Wednesday, March 28, 2007

An excellent question

Apropos of the Quebec election, nottawa asks:
What's the difference between:
(a) a federalist liberal from Quebec who storms out of a Liberal party convention, throws a hissy fit in the early 1990s, quits and starts another party; and
(b) a federalist liberal from Quebec who storms out of a Liberal party convention, throws a hissy fit in the early 1990s, quits and starts another party?

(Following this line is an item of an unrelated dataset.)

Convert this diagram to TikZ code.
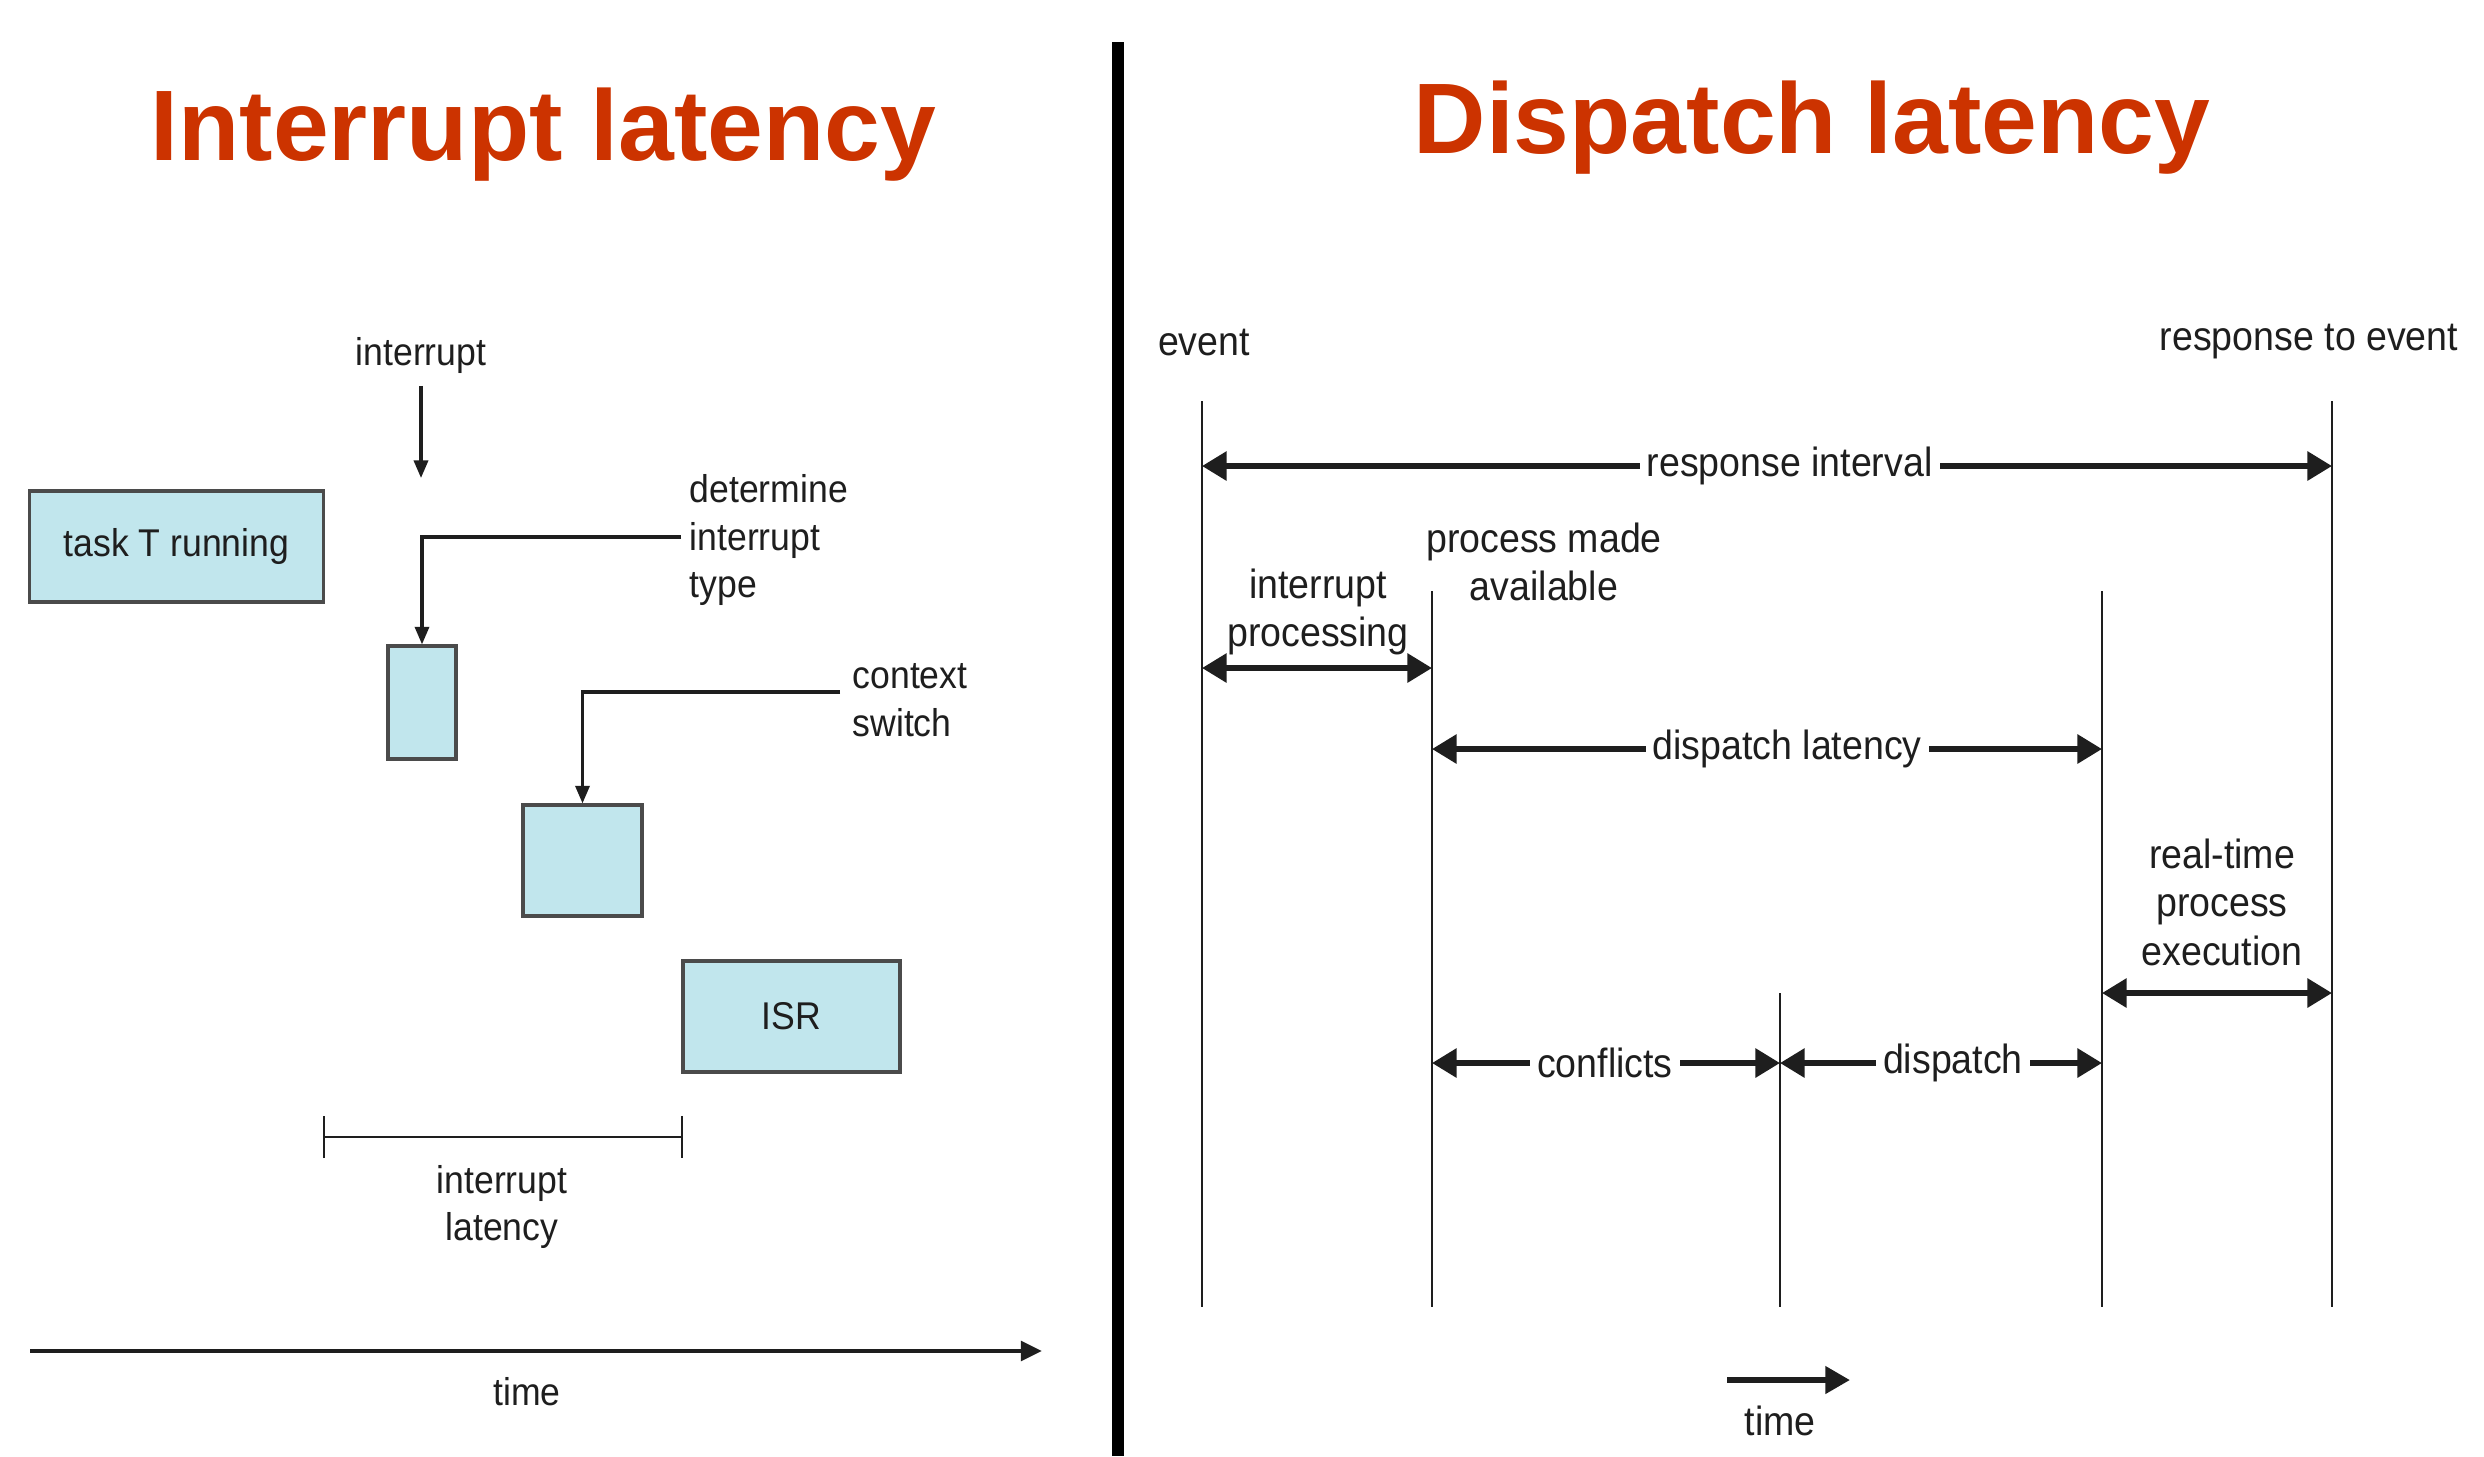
\documentclass[tikz,border=0pt]{standalone}
\usepackage{fontspec}
\setmainfont{Liberation Sans}[FakeStretch=0.92]
\newfontfamily\titlefont{Liberation Sans}
\usetikzlibrary{arrows.meta}
\definecolor{titlered}{RGB}{204,51,0}
\definecolor{boxblue}{RGB}{193,230,237}
\definecolor{ink}{RGB}{30,30,30}
\tikzset{
  ttl/.style={font=\titlefont\bfseries\fontsize{28.5}{34}\selectfont, text=titlered, inner sep=0, anchor=base west},
  box/.style={draw=ink!80, line width=0.9pt, fill=boxblue, inner sep=0},
  lbl/.style={font=\fontsize{11}{13.6}\selectfont, inner sep=0, text=ink},
  rlbl/.style={font=\fontsize{11.6}{13.8}\selectfont, inner sep=0, text=ink},
  larrow/.style={-{Triangle[length=5pt,width=4pt]}, line width=0.9pt, draw=ink},
  rarrow/.style={{Triangle[length=7pt,width=8pt]}-{Triangle[length=7pt,width=8pt]}, line width=1.6pt, draw=ink},
  vline/.style={line width=0.8pt, draw=ink},
  onlbl/.style={rlbl, fill=white, inner xsep=2pt, inner ysep=1pt}
}
\begin{document}
\begin{tikzpicture}[x=0.01cm,y=-0.01cm]
\useasboundingbox[fill=white] (0,0) rectangle (2484,1456);
% titles
\node[ttl] (t1) at (150,160) {Interrupt latency};
\node[ttl] (t2) at (1413,153) {Dispatch latency};
% separator
\fill[black] (1112,42) rectangle (1124,1456);

% ---------- left panel ----------
\node[lbl] (intr) at (421,355) {interrupt};
\coordinate (intrEnd) at (421,478);
\draw[larrow] (intr.south) ++(0,12) -- (intrEnd);

\node[box, minimum width=2.93cm, minimum height=1.11cm, lbl] (task) at (176.5,546.5) {task T running};
\node[box, minimum width=0.68cm, minimum height=1.13cm] (b1) at (422,702.5) {};
\node[box, minimum width=1.19cm, minimum height=1.11cm] (b2) at (582.5,860.5) {};
\node[box, minimum width=2.17cm, minimum height=1.11cm, lbl] (isr) at (791.5,1016.5) {ISR};

\node[lbl, anchor=west, align=left] (det) at (689,540) {determine\\interrupt\\type};
\coordinate (detS) at (681,537);
\draw[larrow] (detS) -| (b1.north);

\node[lbl, anchor=west, align=left] (ctx) at (852,700) {context\\switch};
\coordinate (ctxS) at (840,692);
\draw[larrow] (ctxS) -| (b2.north);

\coordinate (ilA) at (323,1137);
\coordinate (ilB) at (683,1137);
\draw[{Bar[width=12pt]}-{Bar[width=12pt]}, line width=0.7pt, draw=ink] (ilA) -- (ilB);
\node[lbl, align=center] (il) at (502,1207) {interrupt\\latency};

\coordinate (tA) at (30,1351);
\coordinate (tB) at (1042,1351);
\draw[-{Triangle[length=6pt,width=5.5pt]}, line width=1.3pt, draw=ink] (tA) -- (tB);
\node[lbl] (timeL) at (527,1392) {time};

% ---------- right panel ----------
\node[rlbl] (ev) at (1204,342) {event};
\node[rlbl] (rev) at (2309,342) {response to event};

\coordinate (v1t) at (1202,401); \coordinate (v1b) at (1202,1307);
\coordinate (v2t) at (1432,591); \coordinate (v2b) at (1432,1307);
\coordinate (v3t) at (1780,993); \coordinate (v3b) at (1780,1307);
\coordinate (v4t) at (2102,591); \coordinate (v4b) at (2102,1307);
\coordinate (v5t) at (2332,401); \coordinate (v5b) at (2332,1307);
\draw[vline] (v1t) -- (v1b);
\draw[vline] (v2t) -- (v2b);
\draw[vline] (v3t) -- (v3b);
\draw[vline] (v4t) -- (v4b);
\draw[vline] (v5t) -- (v5b);

\draw[rarrow] (v1t |- 0,466) -- node[onlbl, pos=0.52] (ri) {response interval} (v5t |- 0,466);
\node[rlbl, align=center] (ip) at (1318,612) {interrupt\\processing};
\draw[rarrow] (v1t |- 0,668) -- (v2t |- 0,668);
\node[rlbl, align=center] (pma) at (1544,562) {process made\\available};
\draw[rarrow] (v2t |- 0,749) -- node[onlbl, pos=0.53] (dl) {dispatch latency} (v4t |- 0,749);
\node[rlbl, align=center] (rt) at (2222,902) {real-time\\process\\execution};
\draw[rarrow] (v4t |- 0,993) -- (v5t |- 0,993);
\draw[rarrow] (v2t |- 0,1063) -- node[onlbl, pos=0.497] (cf) {conflicts} (v3t |- 0,1063);
\draw[rarrow] (v3t |- 0,1063) -- node[onlbl, pos=0.537] (dp) {dispatch} (v4t |- 0,1063);

\coordinate (rtA) at (1727,1380);
\coordinate (rtB) at (1850,1380);
\draw[-{Triangle[length=7pt,width=7.5pt]}, line width=1.7pt, draw=ink] (rtA) -- (rtB);
\node[rlbl] (timeR) at (1780,1421) {time};
\end{tikzpicture}
\end{document}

In other words, why are the very same Tories, (some) Liberals, and journalists who took great glee in referring to Jean Lapierre as a separatist going to such great lengths today to call Mario Dumont federalist? Especially given that Dumont has been giving interviews in French all day adamantly declaring otherwise?
To declare this a victory for the federalists seems so wrong it makes my head hurt. Whether or not Dumont is an outspoken separatist now -- he was once -- it's clear that his party is an easy refuge for the ethnic nationalism and racism from which too much of the separatist impulse flows. Any election where the ADQ does well is an election the separatists -- if not the PQ -- can smile about.

1 comment:

Chester N. Scoville said...

Well, I don't think separatism is dead by any stretch, but it's interesting and at least somewhat encouraging that the PQ can't automatically count on the "not a Liberal" vote anymore, isn't it?